チェルフィッチュ、指し示しが咲き誇る

 京都芸術センターにチェルフィッチュの「体と関係のない時間」を観に行く。脚本も映像も舞台も見たことのないこの公演をなぜ選んだかというと、昨年のユリイカ「この小劇場を見よ!」特集で、演劇のことばとからだについて、岡田氏がとてもおもしろい論考を書いていたからだ。
 そして、じっさいとてもおもしろかった。これはジェスチャー研究者はみんな見たほうがいいんじゃないか。

 舞台は、小山田徹さんによる、モデルハウスの床のような舞台。床面は全部木で、壁はなく、間取りの手がかりとなる部屋の仕切りだけが設えてある。そこに男二人、女一人が上がる。
 最初に、女性がぎこちなく笑いながら、左手で右腕のひじのあたりをさする。それが妙にこちらの目を惹きつける。そのあと、「こんなふうに」(あるいは「ここ・・・」だったかもしれない)と、指示語から最初の台詞が始まって、文章にならないうちに止んだ。

 もうその「こんな(ここ)」が指し示すものの、思いがけない広がりで、頭がぶわっとなってしまった。

 ふだん、ぼくたちは何気ないことばとしぐさのタイミングによって、指示語の指し示す対象を絞り込んでいる。
 しかし、こんなふうに、そのタイミングを少しずらせたり、中断させるだけで、指示語の可能性は膨大に広がるのだ。「こんな(ここ)」は女性がなでさすっている右腕のひじのあたりのことかもしれない。でも、もしかしたら彼女が立っているそのポーズ全部を指すのかも知れない。いや、彼女が立っている位置のことかもしれない。この三人がいまいるこの家のことかもしれない。あるいは三人がこの家にいること、なのかもしれない。はたまた、この演劇を始めようとしている彼女のことかもしれない・・・

 普段、無意識のうちに束ねられ、確実にある特定のものやことに向かってナヴィゲートされていることばが、ほんの少し体の動きをずらすだけで、まるできつく締め上げられていた花束をほどくように、あちこちに向かって指し示しを始める。
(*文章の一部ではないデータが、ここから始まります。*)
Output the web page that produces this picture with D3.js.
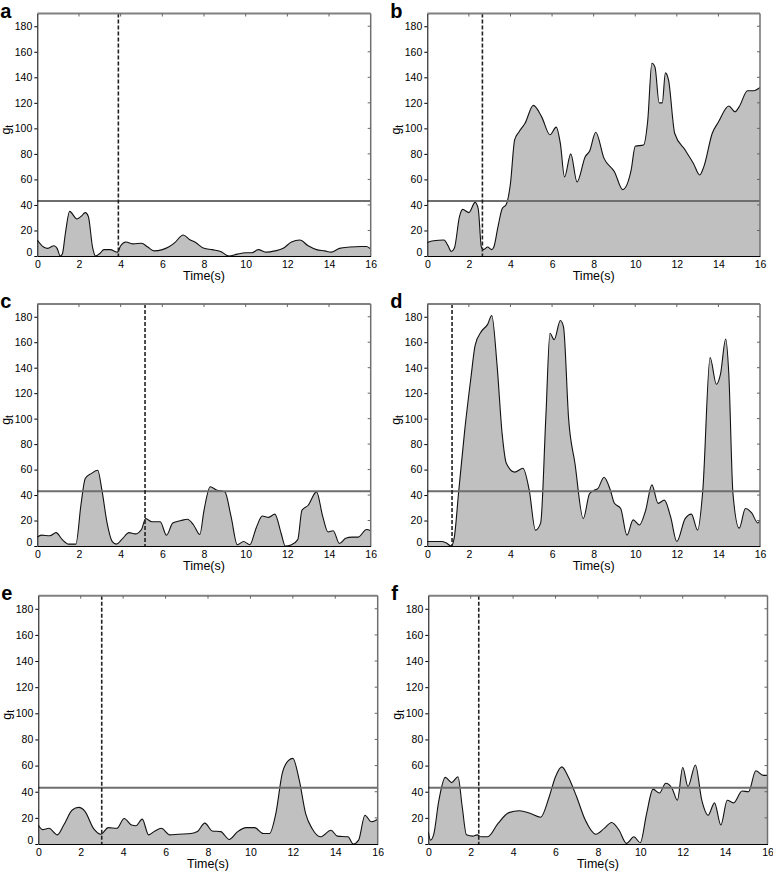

逆に体の側も、ことばの軛から離れ落ち、別のことば、別のできごとに向かって指し示しを始める。そんな感覚が、とにかく劇中ずっと続く。このゆるめられた指し示しの広がりは、ときとして狂おしいほどで、そのすべての可能性を追おうとすると気が遠くなりそうだった。

 床だけの家の、見えない架空の壁越しに交わされるまなざし。俳優の独断なのか、舞台外のきしみに驚いたようにふりむく所作(あれは、通常の演劇なら、反応しないところだ)。「ね」という助詞が共有をせまるその幅はどこからどこまでか。「妻」というなまなましいことばは、そこにいる女性が引き受けるものとは限らないのではないか。はたしてあなたはそのトサカのように広げた頭の上の手にふさわしいことばをしゃべろうとしているのか? そして身を少しずつかがめていくこの女性の時間は、彼女の独白の時間とは別の、無意識に支えられてはいないか。などなどなど。

 大谷能生氏の音楽は、情動の動き、ないしはその表現型としての「姿勢」のようなものに感じられた。音楽が切り替わることで、会話の底に伏流している情動のようなものが切り替わる。それは会話の内容を即座に切り替えるようなものではないが、明らかに会話がシフトしたように感じさせる。常々、会話には複数の時系列が同時に走っているということを観察している人間にとって、この感じはとても近しいものだった。

 今回の劇は、他のチェルフィッチュの作品とはかなり違うアプローチだという。とにかく他のものも全部見たい。
  

 上演のあとにアーティスト・トークがあったんだけど、その中で印象的だった岡田氏の発言。このように長い間で隔てられ、あちこち組み替えられたことばを俳優が言おうとすると「イメージを太くしないと言えないんですよ」とのこと。逆に、「イメージを太くして」やると、このことばは間引いてもだいじょうぶだな、というのがわかってくるんだそうだ。
 だから、今度の劇ではすごくことばがずいぶん間遠であちこち入れ替わっているけど、あれは、稽古を通して役者の(そしておそらくは岡田さん自身の)イメージを太くした結果なんだという。

 このところ、ある行為を持続するための感情とはなんだろうということをずっと考えているのだが、そこに「イメージ」ということばを導入できるだろうか。たとえば、ある種の感情を励起したり維持するものとしての「イメージ」、というふうに。